Adults who are not U.S. citizens or permanent residents and want to fly to the U.S. on or after November 8 will have to be fully vaccinated, as per a new Presidential Proclamation signed by U.S. President Joe Biden. All foreigners traveling (those who are not U.S. citizens, immigrants, or green card holders) to the U.S. must be fully vaccinated and have a negative COVID-19 test. Vaccine passports are not being implemented, and the vetting process will be left up to the airline. “For purposes of entry into the United States, vaccines will be accepted that include the FDA approved or authorized and WHO Emergency Use Listed vaccines,” a senior administration official told reporters on a briefing call on Monday.
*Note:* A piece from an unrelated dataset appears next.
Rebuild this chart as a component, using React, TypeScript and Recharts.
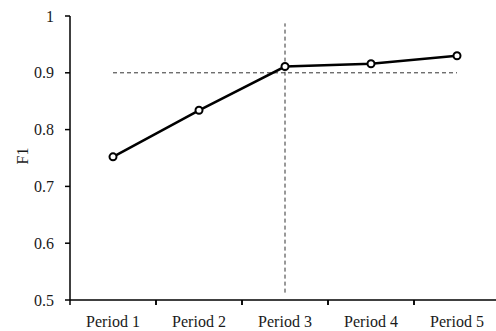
import React from 'react';
import { LineChart, Line, XAxis, YAxis, ReferenceLine } from 'recharts';

const categories = ['Period 1', 'Period 2', 'Period 3', 'Period 4', 'Period 5'];
const f1Values = [0.752, 0.834, 0.911, 0.916, 0.93];
const yTicks = [0.5, 0.6, 0.7, 0.8, 0.9, 1];
const thresholdY = 0.9;
const markerCategory = 'Period 3';
const markerRange = [0.513, 0.987];

const data = categories.map((c, i) => ({ period: c, f1: f1Values[i] }));

const FONT = 'Liberation Serif, Times New Roman, serif';

const XTick = (props: any) => {
  const { x, y, payload } = props;
  const off = payload && typeof payload.offset === 'number' ? payload.offset : 43;
  const axisY = y - 15;
  return (
    <g>
      <line x1={x - off} x2={x - off} y1={axisY} y2={axisY + 5} stroke="#000" strokeWidth={1.5} />
      <line x1={x + off} x2={x + off} y1={axisY} y2={axisY + 5} stroke="#000" strokeWidth={1.5} />
      <text x={x} y={axisY + 27} textAnchor="middle" fontFamily={FONT} fontSize={16} fill="#1a1a1a">
        {payload.value}
      </text>
    </g>
  );
};

const YLabel = (props: any) => {
  const vb = props.viewBox || { x: 30, y: 16, width: 40, height: 284 };
  const cx = vb.x - 8;
  const cy = vb.y + vb.height / 2 - 2;
  return (
    <text
      x={cx}
      y={cy}
      transform={`rotate(-90 ${cx} ${cy})`}
      textAnchor="middle"
      dominantBaseline="central"
      fontFamily={FONT}
      fontSize={16}
      fill="#1a1a1a"
    >
      F1
    </text>
  );
};

export default function App() {
  return (
    <div style={{ position: 'absolute', left: 0, top: 0, width: 496, height: 331, overflow: 'hidden', background: '#fff' }}>
      <LineChart width={500} height={331} data={data} margin={{ top: 16, right: 0, left: 30, bottom: 6 }}>
        <XAxis
          dataKey="period"
          scale="band"
          height={25}
          axisLine={{ stroke: '#000', strokeWidth: 1.5 }}
          tickLine={false}
          tickSize={5}
          tickMargin={10}
          tick={<XTick />}
          interval={0}
        />
        <YAxis
          type="number"
          domain={[0.5, 1]}
          ticks={yTicks}
          width={40}
          axisLine={{ stroke: '#000', strokeWidth: 1.5 }}
          tickLine={{ stroke: '#000', strokeWidth: 1.5 }}
          tickSize={5}
          tickMargin={11}
          tick={{ fontFamily: FONT, fontSize: 16, fill: '#1a1a1a' }}
          label={<YLabel />}
        />
        <ReferenceLine
          segment={[
            { x: categories[0], y: thresholdY },
            { x: categories[categories.length - 1], y: thresholdY },
          ]}
          stroke="#333"
          strokeWidth={1}
          strokeDasharray="4 3"
        />
        <ReferenceLine
          segment={[
            { x: markerCategory, y: markerRange[0] },
            { x: markerCategory, y: markerRange[1] },
          ]}
          stroke="#333"
          strokeWidth={1}
          strokeDasharray="4 3"
        />
        <Line
          type="linear"
          dataKey="f1"
          stroke="#000"
          strokeWidth={2.5}
          dot={{ r: 3.5, stroke: '#000', strokeWidth: 2, fill: '#fff' }}
          isAnimationActive={false}
        />
      </LineChart>
    </div>
  );
}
Covishield – a version of the Oxford/AstraZeneca vaccine manufactured in India – is on the WHO list, while the world health body is meeting on Tuesday to make a determination on whether to add another Indian vaccine, Covaxin by Bharat Biotech, to the list.
The proclamation, which also includes pre-travel testing specifications, has been expected for weeks. Additionally, it will harmonize disparate, country-specific rules. For some jurisdictions and countries, including India, Brazil, Ireland, the Schengen Area, South Africa, and the U.K., where entry into the U.S. has been the exception to the rule, it will mean a significant easing of restrictions.
Who is exempt from the new vaccination rule
Children traveling under 18 are exempt from the entry requirement to be fully vaccinated, as many countries have not permitted children to get vaccines on the CDC list. Unvaccinated U.S. citizens and permanent residents (“green card” holders) will be required to show a negative test within a day of departure of their flights to the U.S., a senior administration official told reporters on a briefing call. Only a few exemptions will exist for non-U.S. citizens and residents, with most being barred from entry (these exempt individuals will also have to show a negative test taken one day prior to travel).